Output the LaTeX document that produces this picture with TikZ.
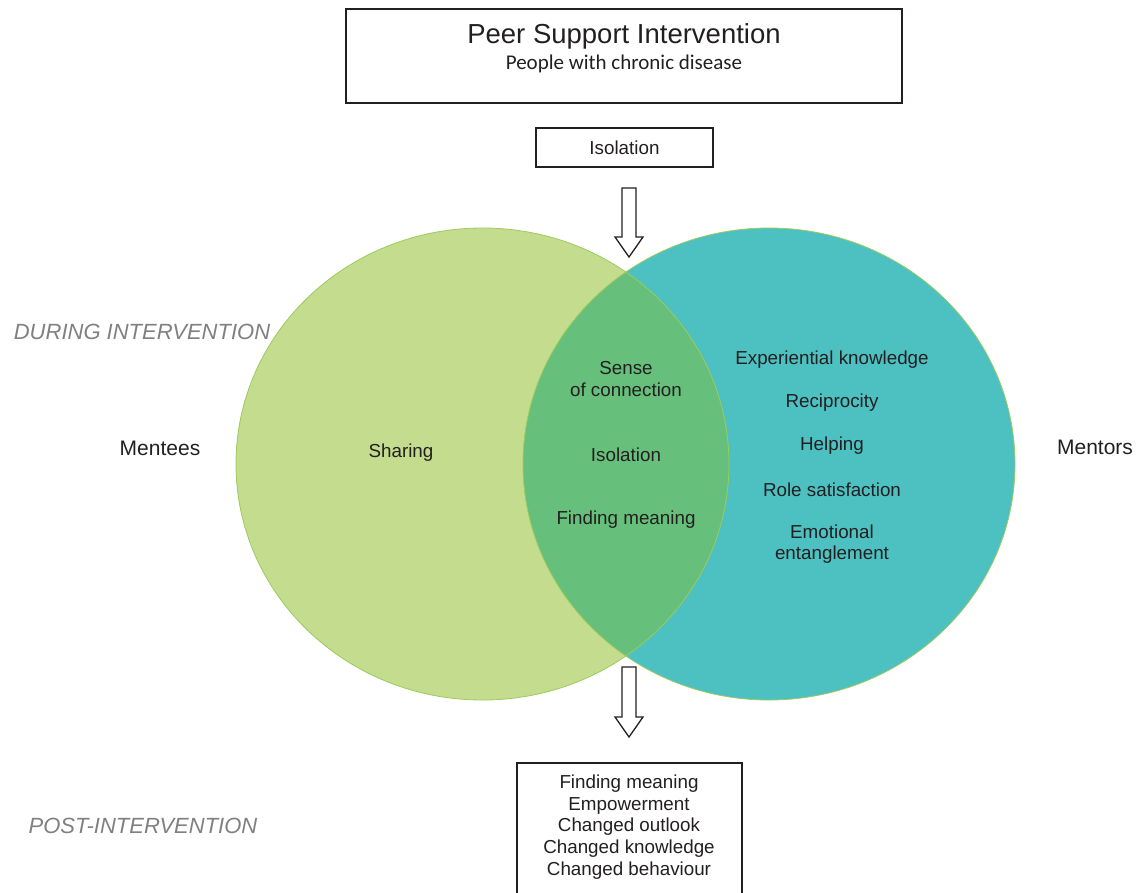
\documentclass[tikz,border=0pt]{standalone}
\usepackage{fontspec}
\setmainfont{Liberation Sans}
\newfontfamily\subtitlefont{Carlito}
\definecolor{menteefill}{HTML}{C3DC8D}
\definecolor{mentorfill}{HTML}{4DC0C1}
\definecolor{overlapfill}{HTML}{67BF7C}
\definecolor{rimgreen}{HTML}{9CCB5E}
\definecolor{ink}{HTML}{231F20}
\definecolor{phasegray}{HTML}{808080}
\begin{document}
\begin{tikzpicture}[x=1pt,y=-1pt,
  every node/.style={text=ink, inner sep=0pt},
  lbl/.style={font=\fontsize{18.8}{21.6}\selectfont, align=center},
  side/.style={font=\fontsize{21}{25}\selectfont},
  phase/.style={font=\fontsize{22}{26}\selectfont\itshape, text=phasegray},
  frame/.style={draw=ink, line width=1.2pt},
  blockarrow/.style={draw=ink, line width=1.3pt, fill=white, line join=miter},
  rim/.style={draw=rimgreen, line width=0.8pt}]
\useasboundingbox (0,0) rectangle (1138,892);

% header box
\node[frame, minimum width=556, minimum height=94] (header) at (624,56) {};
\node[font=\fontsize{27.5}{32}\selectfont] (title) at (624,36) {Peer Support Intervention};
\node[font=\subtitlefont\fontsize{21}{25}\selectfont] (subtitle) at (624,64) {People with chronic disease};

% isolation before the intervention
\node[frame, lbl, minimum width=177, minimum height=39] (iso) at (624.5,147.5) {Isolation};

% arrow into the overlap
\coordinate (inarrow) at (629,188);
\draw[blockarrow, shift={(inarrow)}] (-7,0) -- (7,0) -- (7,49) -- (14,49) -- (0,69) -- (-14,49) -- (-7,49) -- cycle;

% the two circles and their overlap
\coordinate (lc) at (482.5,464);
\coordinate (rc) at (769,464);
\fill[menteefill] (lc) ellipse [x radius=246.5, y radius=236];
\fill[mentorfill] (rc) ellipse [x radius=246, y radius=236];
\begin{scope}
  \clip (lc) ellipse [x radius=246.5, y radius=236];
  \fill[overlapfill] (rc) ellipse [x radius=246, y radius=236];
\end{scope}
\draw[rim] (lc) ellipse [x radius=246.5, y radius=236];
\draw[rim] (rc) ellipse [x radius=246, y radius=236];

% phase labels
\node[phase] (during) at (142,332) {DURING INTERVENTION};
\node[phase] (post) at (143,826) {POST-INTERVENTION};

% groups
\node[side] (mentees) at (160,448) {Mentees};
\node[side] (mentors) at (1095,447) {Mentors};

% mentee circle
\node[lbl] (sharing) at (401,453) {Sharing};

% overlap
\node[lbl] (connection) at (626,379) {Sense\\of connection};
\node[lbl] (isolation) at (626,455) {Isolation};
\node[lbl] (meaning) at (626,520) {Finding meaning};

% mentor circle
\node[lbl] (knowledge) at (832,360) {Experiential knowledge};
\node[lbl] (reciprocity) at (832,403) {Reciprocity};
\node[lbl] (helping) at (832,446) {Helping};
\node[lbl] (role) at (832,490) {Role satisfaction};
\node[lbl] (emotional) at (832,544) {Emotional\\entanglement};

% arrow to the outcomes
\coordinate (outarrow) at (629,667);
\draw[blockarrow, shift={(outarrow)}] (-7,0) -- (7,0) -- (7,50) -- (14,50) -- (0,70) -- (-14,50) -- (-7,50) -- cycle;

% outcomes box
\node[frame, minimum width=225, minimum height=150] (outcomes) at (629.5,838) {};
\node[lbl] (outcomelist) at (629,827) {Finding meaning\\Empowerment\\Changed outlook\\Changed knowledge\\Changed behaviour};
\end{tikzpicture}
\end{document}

######

* PROBLEM REQUIREMENTS
Please quote the lines of the material, beginning with the first and ending with the one that contains "(-7,49) -- cycle;", exactly as written and without any pictures.

* SOLUTION TO THIS EXERCISE
Output the LaTeX document that produces this picture with TikZ.
\documentclass[tikz,border=0pt]{standalone}
\usepackage{fontspec}
\setmainfont{Liberation Sans}
\newfontfamily\subtitlefont{Carlito}
\definecolor{menteefill}{HTML}{C3DC8D}
\definecolor{mentorfill}{HTML}{4DC0C1}
\definecolor{overlapfill}{HTML}{67BF7C}
\definecolor{rimgreen}{HTML}{9CCB5E}
\definecolor{ink}{HTML}{231F20}
\definecolor{phasegray}{HTML}{808080}
\begin{document}
\begin{tikzpicture}[x=1pt,y=-1pt,
  every node/.style={text=ink, inner sep=0pt},
  lbl/.style={font=\fontsize{18.8}{21.6}\selectfont, align=center},
  side/.style={font=\fontsize{21}{25}\selectfont},
  phase/.style={font=\fontsize{22}{26}\selectfont\itshape, text=phasegray},
  frame/.style={draw=ink, line width=1.2pt},
  blockarrow/.style={draw=ink, line width=1.3pt, fill=white, line join=miter},
  rim/.style={draw=rimgreen, line width=0.8pt}]
\useasboundingbox (0,0) rectangle (1138,892);

% header box
\node[frame, minimum width=556, minimum height=94] (header) at (624,56) {};
\node[font=\fontsize{27.5}{32}\selectfont] (title) at (624,36) {Peer Support Intervention};
\node[font=\subtitlefont\fontsize{21}{25}\selectfont] (subtitle) at (624,64) {People with chronic disease};

% isolation before the intervention
\node[frame, lbl, minimum width=177, minimum height=39] (iso) at (624.5,147.5) {Isolation};

% arrow into the overlap
\coordinate (inarrow) at (629,188);
\draw[blockarrow, shift={(inarrow)}] (-7,0) -- (7,0) -- (7,49) -- (14,49) -- (0,69) -- (-14,49) -- (-7,49) -- cycle;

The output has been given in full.